■ Given problem ■
For the copy, please give all of the data again exactly and leave the pictures out.

# # #

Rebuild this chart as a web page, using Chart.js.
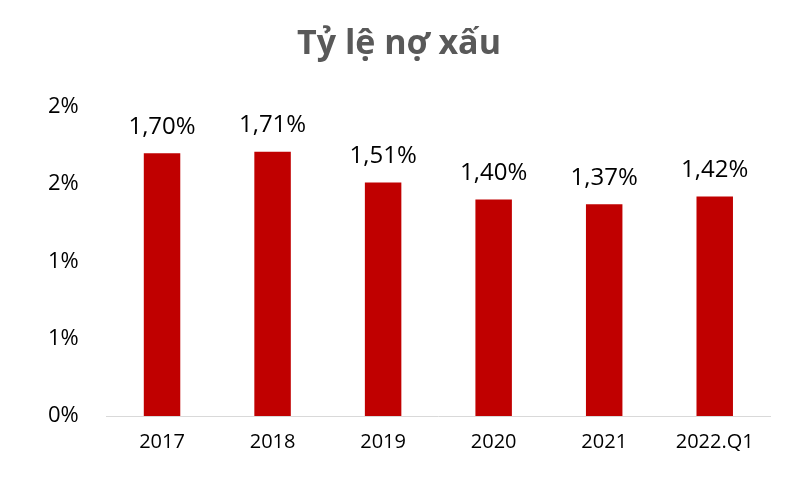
<!DOCTYPE html>
<html><head><meta charset="utf-8">
<script src="https://cdn.jsdelivr.net/npm/chart.js@4"></script>
<style>html,body{margin:0;background:#fff}#w{width:800px;height:500px}</style>
</head><body><div id="w"><canvas id="c"></canvas></div>
<script>
const categories = ["2017","2018","2019","2020","2021","2022.Q1"];
const values = [1.70,1.71,1.51,1.40,1.37,1.42];
const labelPlugin = {
  id:'lbl',
  afterDatasetsDraw(chart){
    const ctx=chart.ctx; const meta=chart.getDatasetMeta(0);
    ctx.save(); ctx.font='24px "Open Sans"'; ctx.fillStyle='#000';
    ctx.textAlign='center'; ctx.textBaseline='bottom';
    meta.data.forEach((b,i)=>{ctx.fillText(values[i].toFixed(2).replace('.',',')+'%', b.x, b.y-14);});
    ctx.restore();
  }
};
new Chart(document.getElementById('c'),{
  type:'bar',
  data:{labels:categories,datasets:[{data:values,backgroundColor:'#C00000',barPercentage:0.33,categoryPercentage:1}]},
  options:{responsive:true,maintainAspectRatio:false,animation:false,
    layout:{padding:{left:28,right:30,top:0,bottom:32}},
    plugins:{legend:{display:false},tooltip:{enabled:false},
      title:{display:true,text:'Tỷ lệ nợ xấu',color:'#595959',font:{family:'"Open Sans"',size:34,weight:'bold'},padding:{top:24,bottom:42}}},
    scales:{
      x:{grid:{display:false,drawTicks:false},border:{color:'#d9d9d9'},ticks:{color:'#000',font:{family:'"Open Sans"',size:20},padding:14}},
      y:{min:0,max:2,grid:{display:false},border:{display:false},
        ticks:{stepSize:0.5,color:'#000',font:{family:'"Open Sans"',size:22},padding:20,
          callback:v=>Math.round(v)+'%'}}
    }
  },
  plugins:[labelPlugin]
});
</script></body></html>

# # #

■ Expected output ■
Rebuild this chart as a web page, using Chart.js.
<!DOCTYPE html>
<html><head><meta charset="utf-8">
<script src="https://cdn.jsdelivr.net/npm/chart.js@4"></script>
<style>html,body{margin:0;background:#fff}#w{width:800px;height:500px}</style>
</head><body><div id="w"><canvas id="c"></canvas></div>
<script>
const categories = ["2017","2018","2019","2020","2021","2022.Q1"];
const values = [1.70,1.71,1.51,1.40,1.37,1.42];
const labelPlugin = {
  id:'lbl',
  afterDatasetsDraw(chart){
    const ctx=chart.ctx; const meta=chart.getDatasetMeta(0);
    ctx.save(); ctx.font='24px "Open Sans"'; ctx.fillStyle='#000';
    ctx.textAlign='center'; ctx.textBaseline='bottom';
    meta.data.forEach((b,i)=>{ctx.fillText(values[i].toFixed(2).replace('.',',')+'%', b.x, b.y-14);});
    ctx.restore();
  }
};
new Chart(document.getElementById('c'),{
  type:'bar',
  data:{labels:categories,datasets:[{data:values,backgroundColor:'#C00000',barPercentage:0.33,categoryPercentage:1}]},
  options:{responsive:true,maintainAspectRatio:false,animation:false,
    layout:{padding:{left:28,right:30,top:0,bottom:32}},
    plugins:{legend:{display:false},tooltip:{enabled:false},
      title:{display:true,text:'Tỷ lệ nợ xấu',color:'#595959',font:{family:'"Open Sans"',size:34,weight:'bold'},padding:{top:24,bottom:42}}},
    scales:{
      x:{grid:{display:false,drawTicks:false},border:{color:'#d9d9d9'},ticks:{color:'#000',font:{family:'"Open Sans"',size:20},padding:14}},
      y:{min:0,max:2,grid:{display:false},border:{display:false},
        ticks:{stepSize:0.5,color:'#000',font:{family:'"Open Sans"',size:22},padding:20,
          callback:v=>Math.round(v)+'%'}}
    }
  },
  plugins:[labelPlugin]
});
</script></body></html>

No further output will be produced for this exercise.